Fintan Moore ponders the new Government’s potential responses if COVID-19 hits Ireland hard

bhe phrase ‘China Crisis’ used to just refer to a synth-pop British band from back in the dim and distant 1980s, although they have shown remarkable longevity and are still touring. In a much more worrying display of longevity, the outbreak of Coronavirus, aka COVID-19, has expanded from being a localised Chinese crisis to something much bigger — and it’s also still touring. At time of writing, the Italian authorities are struggling to contain it, so by the time you read this, it seems likely that other countries in Europe will also be affected. It has not officially been declared a pandemic yet, but that seems to be just a matter of time. 

We’ve been assured by the HSE and the Department of Health that there are plans in place that will be rolled-out if and when people in Ireland start coming down with the virus.

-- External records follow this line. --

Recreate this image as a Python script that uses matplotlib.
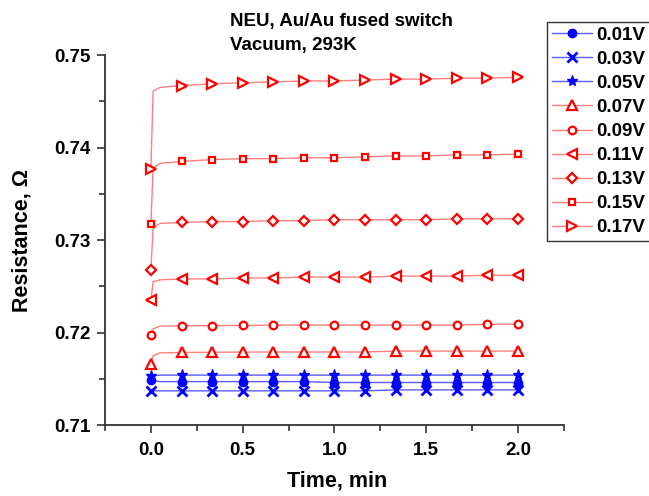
import matplotlib
matplotlib.use("Agg")
import matplotlib.pyplot as plt
from matplotlib.ticker import MultipleLocator, FormatStrFormatter

plt.rcParams['font.family'] = ['Liberation Sans', 'DejaVu Sans']
plt.rcParams['font.weight'] = 'bold'

# marker times (min)
t_mark = [0.0, 1/6, 2/6, 3/6, 4/6, 5/6, 1.0, 7/6, 8/6, 9/6, 10/6, 11/6, 2.0]
# extra early times for the fast initial rise of the traces
t_rise = [0.012, 0.05]

labels = ['0.01V', '0.03V', '0.05V', '0.07V', '0.09V', '0.11V', '0.13V', '0.15V', '0.17V']

r001 = [0.7149, 0.7147, 0.7147, 0.7147, 0.7147, 0.7147, 0.7146, 0.7146, 0.7146, 0.7146, 0.7146, 0.7146, 0.7146]
r003 = [0.7137, 0.7137, 0.7137, 0.7137, 0.7137, 0.7137, 0.7137, 0.7137, 0.7138, 0.7138, 0.7138, 0.7138, 0.7138]
r005 = [0.7153, 0.7154, 0.7154, 0.7154, 0.7154, 0.7154, 0.7154, 0.7154, 0.7154, 0.7154, 0.7154, 0.7154, 0.7154]
r007 = [0.7166, 0.71785, 0.71787, 0.71789, 0.7179, 0.7179, 0.7179, 0.7179, 0.7180, 0.7180, 0.7180, 0.7180, 0.7180]
r009 = [0.7197, 0.72073, 0.72075, 0.72077, 0.7208, 0.7208, 0.7208, 0.7208, 0.7208, 0.7208, 0.7208, 0.7209, 0.7209]
r011 = [0.7235, 0.7258, 0.7258, 0.7259, 0.7259, 0.7260, 0.7260, 0.7260, 0.7261, 0.7261, 0.7261, 0.7262, 0.7262]
r013 = [0.7268, 0.7319, 0.7320, 0.7320, 0.7321, 0.7321, 0.7322, 0.7322, 0.7322, 0.7322, 0.7323, 0.7323, 0.7323]
r015 = [0.7317, 0.7385, 0.7387, 0.7388, 0.7388, 0.7389, 0.7389, 0.7390, 0.7391, 0.7391, 0.7392, 0.7392, 0.7393]
r017 = [0.7377, 0.7467, 0.7469, 0.7470, 0.7471, 0.7472, 0.7472, 0.7473, 0.7474, 0.7474, 0.7475, 0.7475, 0.7476]

# trace values at the early rise times (t_rise)
rise001 = [0.7148, 0.7147]
rise003 = [0.7137, 0.7137]
rise005 = [0.7153, 0.7154]
rise007 = [0.7175, 0.7178]
rise009 = [0.7204, 0.7207]
rise011 = [0.7255, 0.7257]
rise013 = [0.7313, 0.7318]
rise015 = [0.7378, 0.7383]
rise017 = [0.7461, 0.7465]

series = [r001, r003, r005, r007, r009, r011, r013, r015, r017]
rises = [rise001, rise003, rise005, rise007, rise009, rise011, rise013, rise015, rise017]
markers = ['o', 'x', '*', '^', 'o', '<', 'D', 's', '>']
is_blue = [True, True, True, False, False, False, False, False, False]

fig = plt.figure(figsize=(6.49, 4.96), dpi=100)
ax = fig.add_axes([0.1618, 0.143, 0.7072, 0.746])

for vals, rv, lab, m, blue in zip(series, rises, labels, markers, is_blue):
    tt = [t_mark[0]] + t_rise + t_mark[1:]
    vv = [vals[0]] + rv + vals[1:]
    mev = [0] + list(range(1 + len(t_rise), len(tt)))
    if blue:
        lc, mc = '#5a5aff', '#0000ff'
        mfc = mc
        ms = {'o': 6, 'x': 7, '*': 8}[m]
        mew = 2.0 if m == 'x' else 1.0
    else:
        lc, mc = '#ff7f7f', '#ff0000'
        mfc = 'white'
        ms = {'^': 6.5, 'o': 5.5, '<': 6.5, 'D': 5, 's': 5, '>': 6.5}[m]
        mew = 1.6
    ax.plot(tt, vv, color=lc, lw=1.0, marker=m, markevery=mev,
            markersize=ms, markeredgecolor=mc, markerfacecolor=mfc,
            markeredgewidth=mew, label=lab)

ax.set_xlim(-0.25, 2.25)
ax.set_ylim(0.71, 0.75)
ax.xaxis.set_major_locator(MultipleLocator(0.5))
ax.xaxis.set_minor_locator(MultipleLocator(0.25))
ax.yaxis.set_major_locator(MultipleLocator(0.01))
ax.yaxis.set_minor_locator(MultipleLocator(0.005))
ax.xaxis.set_major_formatter(FormatStrFormatter('%.1f'))
ax.yaxis.set_major_formatter(FormatStrFormatter('%.2f'))
for s in ['top', 'right']:
    ax.spines[s].set_visible(False)
for s in ['left', 'bottom']:
    ax.spines[s].set_linewidth(1.3)
    ax.spines[s].set_color('#333333')
ax.tick_params(which='major', direction='out', length=6, width=1.2, labelsize=13.5, colors='#333333', labelcolor='black')
ax.tick_params(which='minor', direction='out', length=4, width=1.2, colors='#333333')
ax.tick_params(axis='x', pad=6)
ax.tick_params(axis='y', pad=4)
for lbl in ax.get_xticklabels() + ax.get_yticklabels():
    lbl.set_fontweight('bold')

ax.set_xlabel('Time, min', fontsize=15.5, fontweight='bold')
ax.set_ylabel('Resistance, \u03a9', fontsize=15.5, fontweight='bold')
ax.xaxis.set_label_coords(0.506, -0.151)
ax.xaxis.label.set_va('center')
ax.yaxis.set_label_coords(-0.181, 0.5)
ax.yaxis.label.set_va('center')

fig.text(0.355, 1 - 26 / 496, 'NEU, Au/Au fused switch', fontsize=13.5, fontweight='bold', va='baseline', ha='left')
fig.text(0.355, 1 - 50 / 496, 'Vacuum, 293K', fontsize=13.5, fontweight='bold', va='baseline', ha='left')

leg = fig.legend(loc='upper left', bbox_to_anchor=(547 / 649, 1 - 22 / 496), numpoints=1,
                 handlelength=2.13, handletextpad=0.27, labelspacing=0.37,
                 borderpad=0.25, borderaxespad=0, prop={'weight': 'bold', 'size': 13.5},
                 fancybox=False, edgecolor='#333333', framealpha=1)
leg.get_frame().set_linewidth(1.0)

fig.savefig('out.png', dpi=100)
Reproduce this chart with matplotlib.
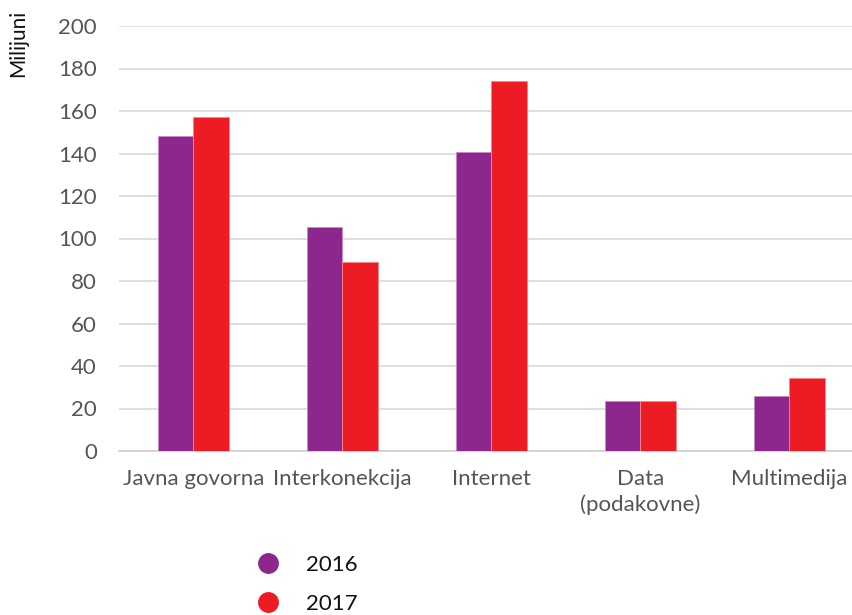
import matplotlib
matplotlib.use("Agg")
import matplotlib.pyplot as plt
import numpy as np
from matplotlib.lines import Line2D

categories = ["Javna govorna", "Interkonekcija", "Internet", "Data\n(podakovne)", "Multimedija"]
values_2016 = [148.2, 105.4, 140.7, 23.5, 25.9]
values_2017 = [157.2, 89.0, 174.1, 23.5, 34.4]
series_names = ["2016", "2017"]
yticks = [0, 20, 40, 60, 80, 100, 120, 140, 160, 180, 200]

c16 = "#8e278d"
c17 = "#ed1c24"

plt.rcParams['font.family'] = ['Lato', 'DejaVu Sans']

fig = plt.figure(figsize=(8.53, 6.15), dpi=100)
W, H = 853, 615
left, right = 119, 853
top, bottom = 26, 451
ax = fig.add_axes([left / W, 1 - bottom / H, (right - left) / W, (bottom - top) / H])

x = np.arange(len(categories))
bw = 0.24
ax.bar(x - bw / 2, values_2016, width=bw, color=c16, edgecolor="#c58bc4", linewidth=0.6, zorder=3)
ax.bar(x + bw / 2, values_2017, width=bw, color=c17, edgecolor="#f7868a", linewidth=0.6, zorder=3)

ax.set_ylim(0, 200)
ax.set_xlim(-0.5, -0.5 + (right - left) / 149.0)
ax.set_yticks(yticks)
ax.set_xticks(x)
ax.set_xticklabels(categories)
ax.yaxis.grid(True, color="#d9d9d9", linewidth=1.2, zorder=0)
ax.set_axisbelow(True)
for s in ["top", "right", "left"]:
    ax.spines[s].set_visible(False)
ax.spines["bottom"].set_color("#d0d0d0")
ax.spines["bottom"].set_linewidth(1.2)
ax.tick_params(axis="both", length=0, labelsize=16, colors="#555555")
ax.tick_params(axis="y", pad=16)
ax.tick_params(axis="x", pad=13)
for lbl in ax.get_xticklabels():
    lbl.set_linespacing(1.35)

fig.text(8 / W, 1 - 10 / H, "Milijuni", rotation=90, ha="left", va="top", fontsize=15, color="#111111")

handles = [Line2D([0], [0], marker="o", linestyle="", markersize=14, color=c16),
           Line2D([0], [0], marker="o", linestyle="", markersize=14, color=c17)]
leg = fig.legend(handles, series_names, loc="upper left", bbox_to_anchor=(239 / W, 1 - 548 / H),
                 frameon=False, fontsize=16, handletextpad=0.7, labelspacing=0.85,
                 borderaxespad=0, borderpad=0.3)
for t in leg.get_texts():
    t.set_color("#111111")

fig.savefig("out.png", dpi=100)
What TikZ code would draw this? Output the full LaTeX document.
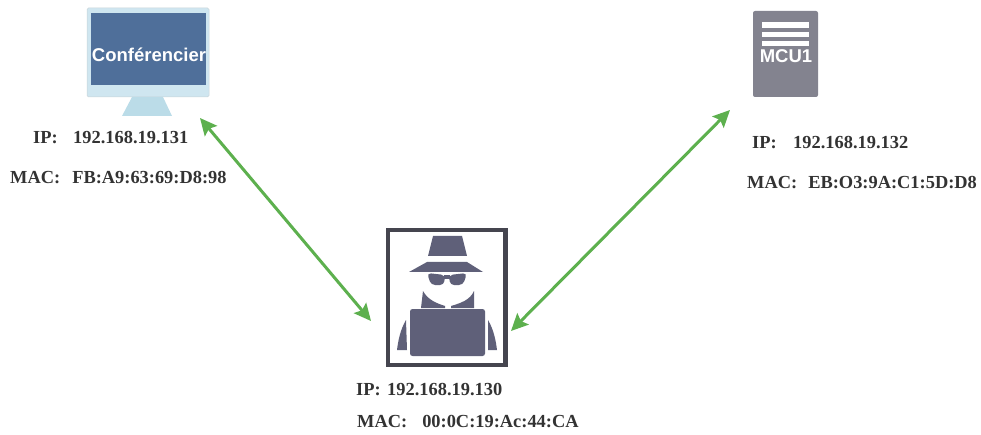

I don’t like to scaremonger, but these are two organisations that can’t really point to a track record of excellence when it comes to planning. Unlike with the stock market, sometimes ‘past performance’ is a good indicator of future gains, or in this case, losses. In fairness to them, even a well-organised and fully-resourced health service would struggle to contain a disease such as this, which has a long incubation period, various transmission possibilities, and apparently some carriers who are symptomless.

So, in a very plausible worst-case scenario, the Irish health service will be unable to contain the spread of COVID-19, and hospitals will be swamped. Patients will be advised to stay at home and be treated by their families. For most of these people, they will suffer nothing worse than a flu-like illness, but pharmacies can expect a steady footfall of these patients and their families. We will be well and truly in the firing-line on this one. So how bad might it be? 

In a much more worrying display of longevity, the outbreak of coronavirus, aka COVID-19, has expanded from being a localised Chinese crisis to something much bigger — and [like the group China Crisis], it’s also still touring

There is obviously the great unknown variable, which is how transmissible the disease might be from pharmacy customers to pharmacists and pharmacy staff. However, the approximate average mortality rate for people who contract the virus seems to be about 2 per cent, but apparently the available data is too low to give a correct percentage. Sadly, the increase in data is occurring, so that figure will become more accurate. What might be vaguely ‘reassuring’ for some of us is the breakdown in fatality rate by age. For people aged 10-to-49, the rate ranges from 0.2 per cent to 0.4 per cent. The rate for those aged 50-to-69 jumps to a range of 1.3 per cent to 3.6 per cent. So even if by some freak circumstance every pharmacist of a working age in the country became infected, we would still only lose a handful of us. I’m not trying to be glib or callous, but if we do hit this particular iceberg, then we will need to be hard-headed and pragmatic.

Primary Errors

The recent General Election that saw Sinn Féin support surge to unprecedented levels has all the usual political correspondents trying to unravel what the people were thinking. It seems that housing and health were the main reasons for voters floating to the ‘dark side’, but exit polls show up some anomalies — for example, contrary to what you might expect, tax cuts are desired by a higher percentage of Sinn Féin voters than Fine Gael voters. Go figure.

In relation to the desire of the public for better health services, some commentators have been blindly trotting out the old fallacy about the need for ‘more primary care centres’, without any critical thinking being applied. There is no evidence that the existing primary centres built in the last 20 years have actually improved health outcomes in their areas. The financial model used has the HSE as ‘the pig that pays the rent’ by taking enough space to generate a profit for the developer. The vast majority of these centres add no extra services to what existed before they were built. Politicians like them because they get a photo-op cutting the ribbon but in reality, they are simply a vehicle for taxpayers’ money to be paid in perpetuity to private companies. Maybe a left-leaning Government might contain the right people to start questioning this model. 

Not to be Sniffed At

Anecdotally, it would appear that the country is awash in cocaine, despite the potential addiction and health risks. Matt Cooper recently expressed his bemusement at the guys he knows in their 50s who are overweight and unhealthy, yet still take cocaine — maybe the Drug Squad should infiltrate the Today FM Christmas party. Personally, I’ve no interest in the stuff, but tend to be agnostic about what other people choose to do for kicks — mountaineering and motorbike riding are pretty risky, but nobody’s trying to prohibit them. However, cocaine use is funding the most vicious criminal gangs the country has ever seen. There is no ‘Fair Trade’ cocaine, so exploitation and violence exist at every level on the supply chain. Even people who wouldn’t dream of wearing real fur don’t mind snorting it, so perhaps there should be a more severe sentencing policy for possession of cocaine for personal use to deter people from dabbling. To be effective, a policy like this would need to be country-wide and well publicised, rather than the current haphazard situation, with widely-varying policies applied by individual judges. The status quo is a lottery in which otherwise blameless people caught in the wrong place at the wrong time and sentenced by the wrong judge can be unfairly hit with a sentence that has repercussions out of all proportion to the misdemeanour involved.